Friday, June 27, 2008

JRuby Japanese Tour 2008 Wrap-Up!

Whew! I survived the insanity of the JRuby Japanese Tour 2008, and now it's time to report on it. This post will mostly be a blow-by-blow account of the trip, and I'll try to post more in-depth thoughts later. I am still in Tokyo and need to repack my luggage, so this will be brief.

Day 1
  • Left my warm, sunny vacation in Michigan to board flight #1 from Chicago to Minneapolis
  • First-class upgrade for Chicago-Minneapolis flight. Whoopie...it's like an hour flight.
  • Just enough time in Minneapolis airport to change some money. Hopefully 20k ¥ will be enough. Compatible cash machines are hard to come by in Japan.
  • Twelve-hour flight #2 from Minneapolis to Narita. Glad I moved to a window seat facing a bulkhead, since I was able to stretch out and sleep most of the flight.
  • Arrived in Narita without event; purchased bus ticket to Tsukuba and rented a cell phone.
  • Bus ride to Tsukuba went through some very nice countryside.
  • Arrived in Tsukuba, walked about five minutes to the hotel and ran into Chad Fowler, Evan Phoenix, Rich Kilmer and others gathering in the lobby.
  • Checked into my room, dropped off my stuff, went back down to lobby to find other American rubyists had taken off for dinner. Teh suck. Ate unimpressive dinner alone in hotel restaurant.
Day 2
  • Ruby Kaigi day one.
  • Sun folks provided a JRuby t-shirt, which was great because I forgot to pack one of mine!
  • Delivered JRuby presentation, and it went very well. Demos almost all worked perfectly, lots of questions showed people were impressed.
  • Met up with Sun guys at Kaigi booth for a bit. They were giving away little Duke+Ruby candies! Awesome!
  • At evening event, lots of discussion about JRuby, and I got to show off Duby a little bit too.
Day 3
  • Ruby Kaigi day two.
  • Some good talks, but definitely a "day two" slate.
  • Especially liked Naoto Takai and Koichiro Ohba's enterprise Ruby talk. Very pragmatic, hopefully very helpful for .jp Rubyists.
  • Met up with ko1 and Prof Kakehi from Tokyo University to discuss progress of MVM collaboration.
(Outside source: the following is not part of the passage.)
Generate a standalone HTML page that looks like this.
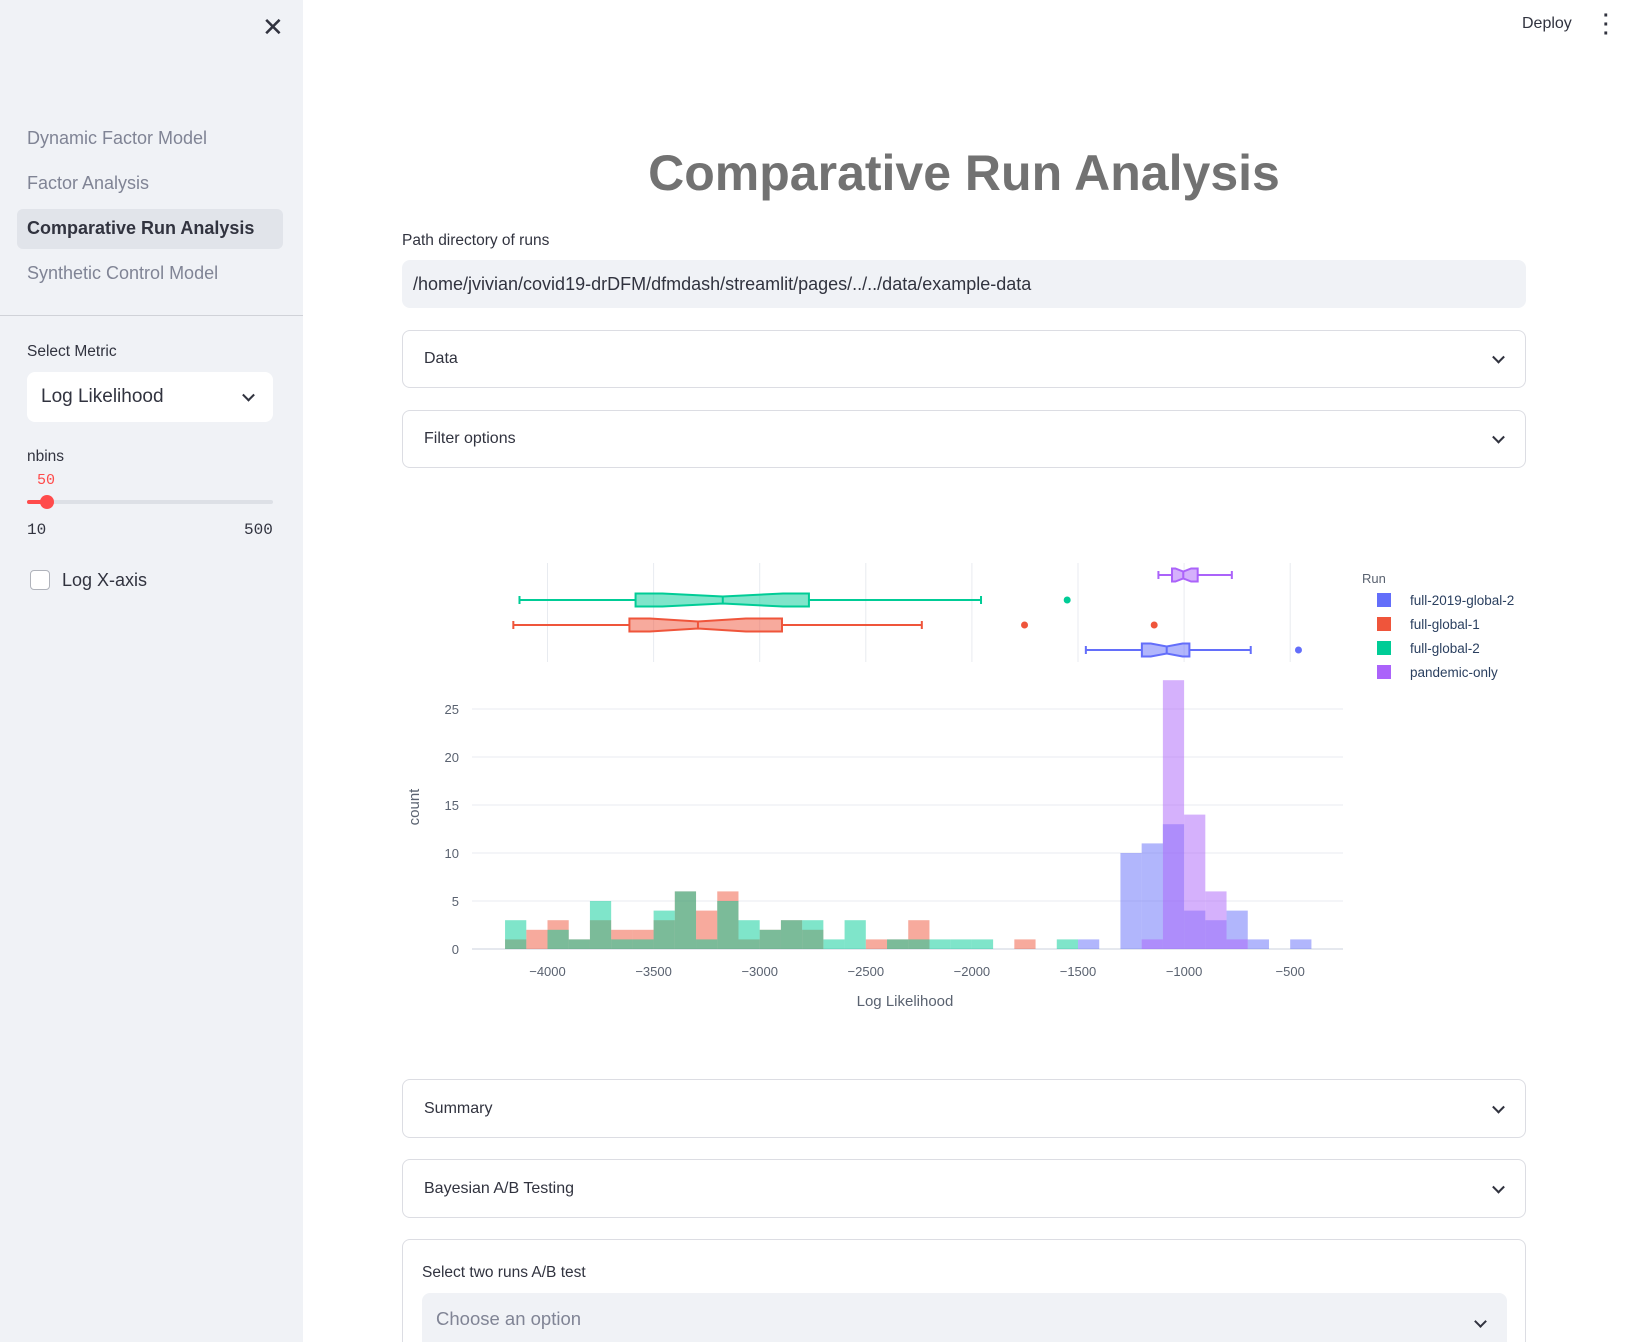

  • Had to leave before Reject Kaigi to transfer to a hotel near Haneda Airport.
  • Dinner at Haneda Airport with Takashi Shitamichi of Sun KK.
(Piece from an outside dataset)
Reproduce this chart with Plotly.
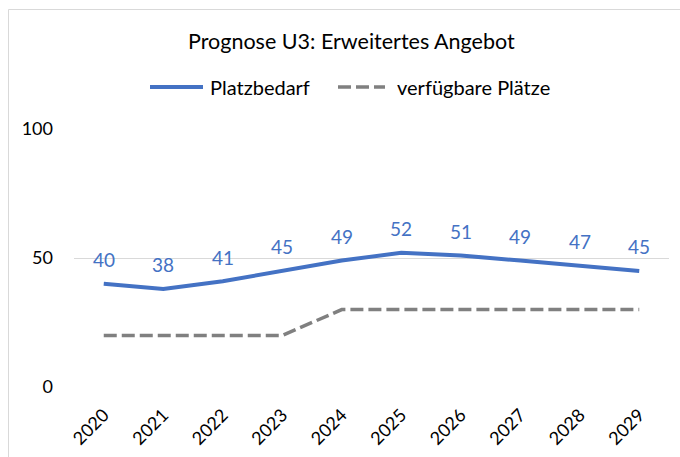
import plotly.graph_objects as go

years = ["2020", "2021", "2022", "2023", "2024", "2025", "2026", "2027", "2028", "2029"]
platzbedarf = [40, 38, 41, 45, 49, 52, 51, 49, 47, 45]
verfuegbar = [20, 20, 20, 20, 30, 30, 30, 30, 30, 30]

BLUE = "#4472C4"
GRAY = "#808080"
DASH = "13px,5px"
FONT = "Lato"

W, H = 680, 457
ML, MR, MT, MB = 74, 11, 129, 70
PW, PH = W - ML - MR, H - MT - MB


def px_x(px):
    return (px - ML) / PW


def px_y(py):
    return (H - MB - py) / PH


fig = go.Figure()
fig.add_trace(go.Scatter(
    x=years, y=platzbedarf, mode="lines", name="Platzbedarf",
    line=dict(color=BLUE, width=4), showlegend=False,
))
fig.add_trace(go.Scatter(
    x=years, y=verfuegbar, mode="lines", name="verfügbare Plätze",
    line=dict(color=GRAY, width=3.5, dash=DASH), showlegend=False,
))

# value labels above the demand line
for i, v in enumerate(platzbedarf):
    fig.add_annotation(x=i, y=v, text=str(v), showarrow=False, yshift=24,
                       font=dict(family=FONT, size=19, color=BLUE))

# title
fig.add_annotation(xref="paper", yref="paper", x=px_x(351), y=px_y(41),
                   text="Prognose U3: Erweitertes Angebot", showarrow=False,
                   xanchor="center", yanchor="middle",
                   font=dict(family=FONT, size=21.5, color="#000000"))

# legend row: line sample + series name
legend_items = [
    ("Platzbedarf", BLUE, "solid", 150, 203, 208),
    ("verfügbare Plätze", GRAY, DASH, 338, 385, 395),
]
for name, color, dash, lx0, lx1, tx in legend_items:
    fig.add_shape(type="line", xref="paper", yref="paper",
                  x0=px_x(lx0), x1=px_x(lx1), y0=px_y(87), y1=px_y(87),
                  line=dict(color=color, width=4 if dash == "solid" else 3.5, dash=dash))
    fig.add_annotation(xref="paper", yref="paper", x=px_x(tx), y=px_y(87),
                       text=name, showarrow=False, xanchor="left", yanchor="middle",
                       font=dict(family=FONT, size=20, color="#000000"))

# outer chart frame
fig.add_shape(type="rect", xref="paper", yref="paper",
              x0=px_x(8.5), y0=px_y(470), x1=px_x(700), y1=px_y(9.5),
              line=dict(color="#D9D9D9", width=1), fillcolor="rgba(0,0,0,0)",
              layer="below")

fig.update_layout(
    width=W, height=H,
    margin=dict(l=ML, r=MR, t=MT, b=MB, autoexpand=False),
    paper_bgcolor="white", plot_bgcolor="white",
    font=dict(family=FONT, size=18, color="#000000"),
    showlegend=False,
    xaxis=dict(type="category", range=[-0.5, 9.5], showgrid=False,
               showline=False, ticks="", tickangle=-45, ticklabelstandoff=13,
               automargin=False,
               tickfont=dict(family=FONT, size=18, color="#000000")),
    yaxis=dict(range=[0, 100], tickvals=[0, 50, 100], showgrid=True,
               gridcolor="#D9D9D9", gridwidth=1, zeroline=False,
               showline=False, ticks="", ticklabelstandoff=20,
               automargin=False,
               tickfont=dict(family=FONT, size=18, color="#000000")),
)

fig.write_html("out.html")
  • Stayed at nearby comfortable JAL Hotel, basically JAL's airport hotel.
Day 4
  • Quick breakfast at Haneda Airport; "morning set" included a half-boiled egg, toast, salad, coffee.
  • Flight #3 from Haneda to Izumo. Upgraded for 1000¥ to first class.
  • Takashi and I met Matsue folks at Izumo airport for a short ride to Matsue.
  • Met up with NaCl folks including Matz, Shugo Maeda, and others.
  • Listened to a presentation in English about a large Ruby app migrated from an old COBOL mainframe app. JRuby used to interface Ruby with reporting solutions.
  • Lunch box at NaCl after presentation.
  • Played Shogi with Shugo after lunch. Shugo beat me pretty handily. He said I was strong (but I think he was just being polite).
  • Played Igo (Go) with Hideyuki Yasuda. He played with a 9-stone handicap and was winning when I had to leave. He invited me to join NaCl Igo club on KGS and said he'd like to continue the game online.
  • Delivered a lecture on JRuby with Takashi at Shimane University. Received some good questions, but it was a tough crowd (kids just starting out in CS).
  • Took a quick tour of Matsue Castle with Takashi and a personal guide. Basically ran to the top, looked around, and ran back down. Back to work!
  • Evening event at office of the "Ruby City Matsue" project. While everything was being set up, demonstrated JRuby/JVM/HotSpot optimizations for NaCl folks.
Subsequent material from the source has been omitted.